Friday, April 22, 2011

Bending the Knee

In tonight's readings (Exodus 12:1-14, 1 Corinthians 11:17-26, John 13:1-35), we hear a lot about the connectedness of God's people. The Passover story treats a communal, sacrificial meal as the symbol of being under God's protection. St. Paul talks about coming together for the Lord's Supper in a spirit of equality and temperance, and in John's Gospel, Jesus shows us an image of of connecting to one another by being both leader and servant. It's in this last image that we gather here tonight to symbolically do exactly as Jesus said – to literally wash one another's feet. But, is that all Jesus was asking us to do? Or is he asking us to humble ourselves in another way, something more than the literal?


Before Paul talks about the form of the Eucharist that we use each week on Sundays, he talks about how the people come to it and how they partake in it.
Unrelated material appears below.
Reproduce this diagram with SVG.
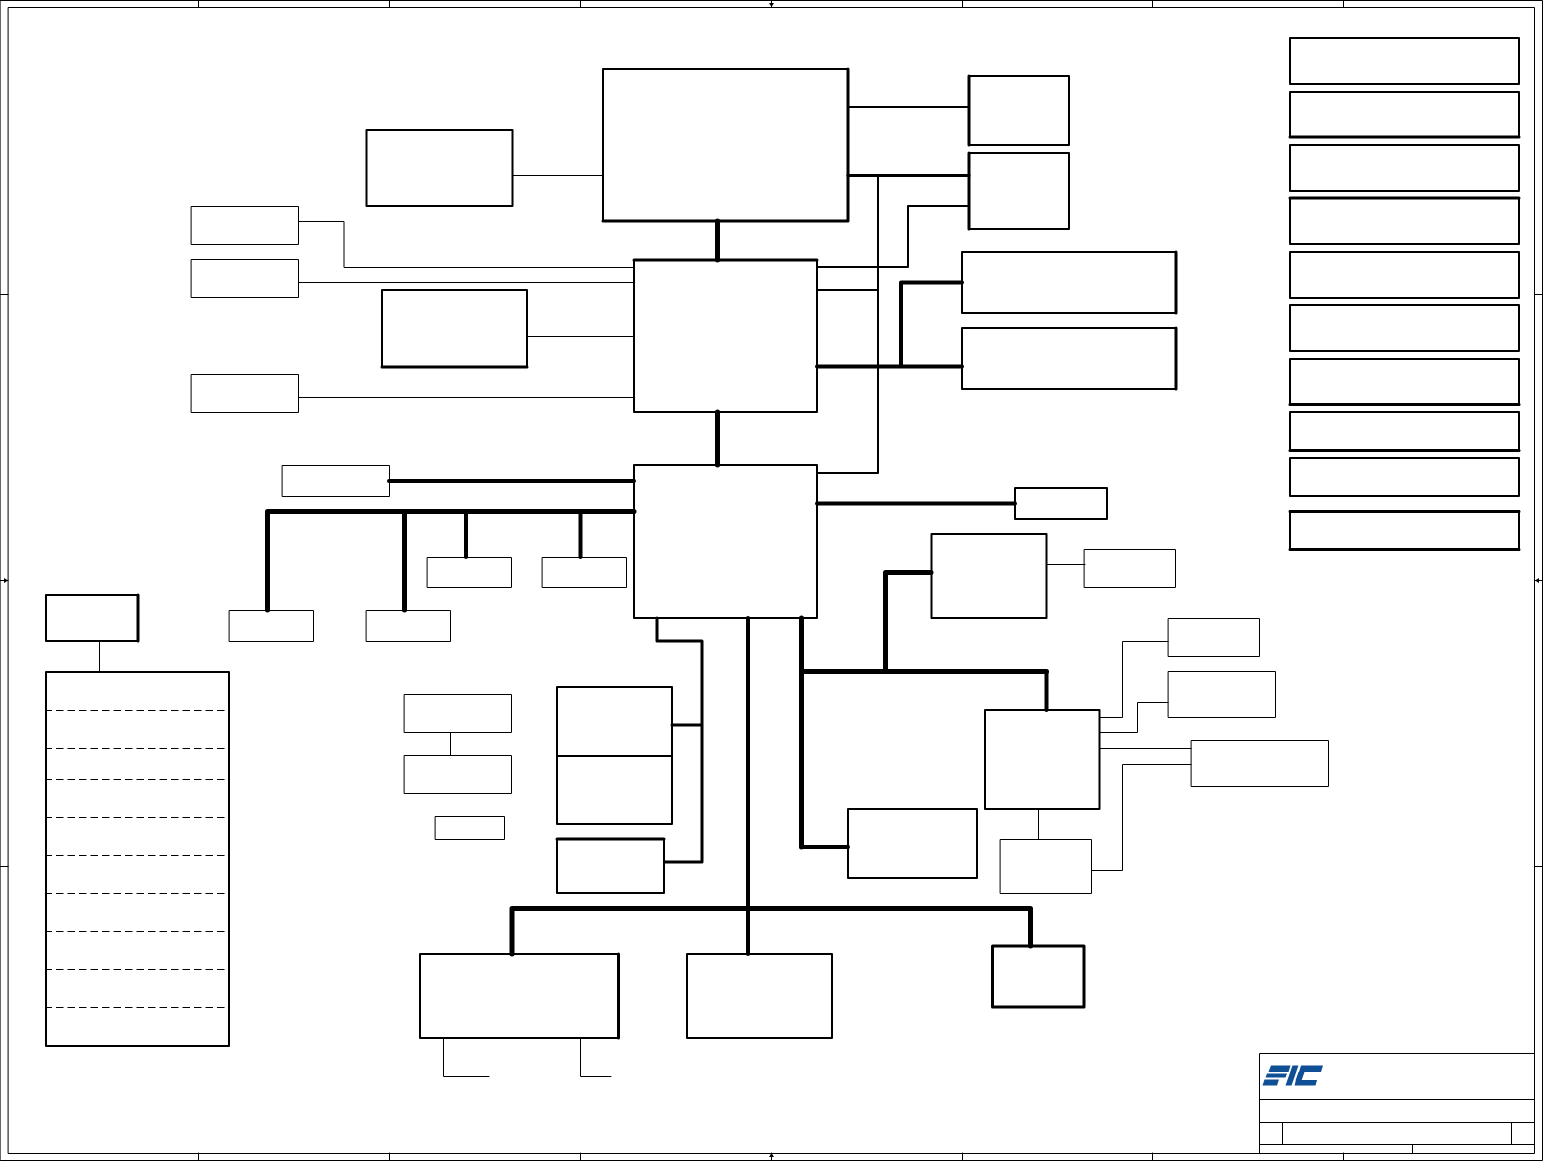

The Corinthians apparently have been bickering about things, and maintaining social privileges within their fledgling community, supposedly built on equality in Christ. He says “You're not really coming for the Lord's Supper, are you? You're here to eat your own supper, and you go and eat it in a corner, even getting drunk, while your fellow believer is going hungry!” Paul's strong words here call out to us in modern times as we bend down to wash our neighbors' feet and go to the table to break bread together.


When we go through the motions of religion, what are we doing? Both Paul and Jesus tell us that there's something far more important going on. These symbols, these Sacraments are a moment when the barriers between us can become thin, when we can come closer to both God and Neighbor. In the Eucharist, we are supposed to share a meal where no one goes hungry – in the washing of feet anyone who wants to be a part of Christ must bow in service to our fellow human beings. Paul's letter says “...do you show contempt for the church of God and humiliate those who have nothing?” (1 Corinthians 11:22) and later “For all who eat and drink without [motion to group] discerning the body, eat and drink judgment against themselves.” (1 Corinthians 11:29). If we dwell here for a moment, what do these actions mean for Paul or for Jesus? For them these are not religious ceremonies, there's no pomp and circumstance, no fine linens or candles, and absolutely no one being above another - just people partaking in one another and partaking in the God who dwells within those others.


So it is no surprise that Paul is furious with those church people who are well off in the world who come to the Love Feast that predated our modern Communion and ate their own food to excess while others in The Body had nothing to eat at all. Can any of you imagine if you went to that altar rail and saw a priest only serving those who had donated a lot? Or if you came to a potluck dinner and saw people who weren't allowed to eat sitting at the tables because they hadn't been able to bring food? I would hope that each one of us would have a major reaction to such a crime, and you can truly sense how Paul says that this would profane the feast and that those who ate without sharing drank their own judgment. But why does that end there at the altar rail or at the potluck buffet line? What about in the rest of our lives? Do we become any less “The Body” when we step outside those doors? Do our excesses deprive those who have nothing, and thus pour our own judgments down our own throats?


What would happen if we each lived just a little bit smaller, just a little bit simpler? What if we took stock of our material lives and said “What do I need here? What do I have that I do not need? What of God's Love Feast around me am I taking for myself that should be someone else's who doesn't have what they need?” And when the God of the Universe, present in the person kneeling before you, washes your nasty feet for you, how will you say that you are in community with his people? How will you tell him that you are coming to the altar each week? To profane it as the Corinthians did? Or to sanctify it with the kind of radical equality that brought Jesus to his knees?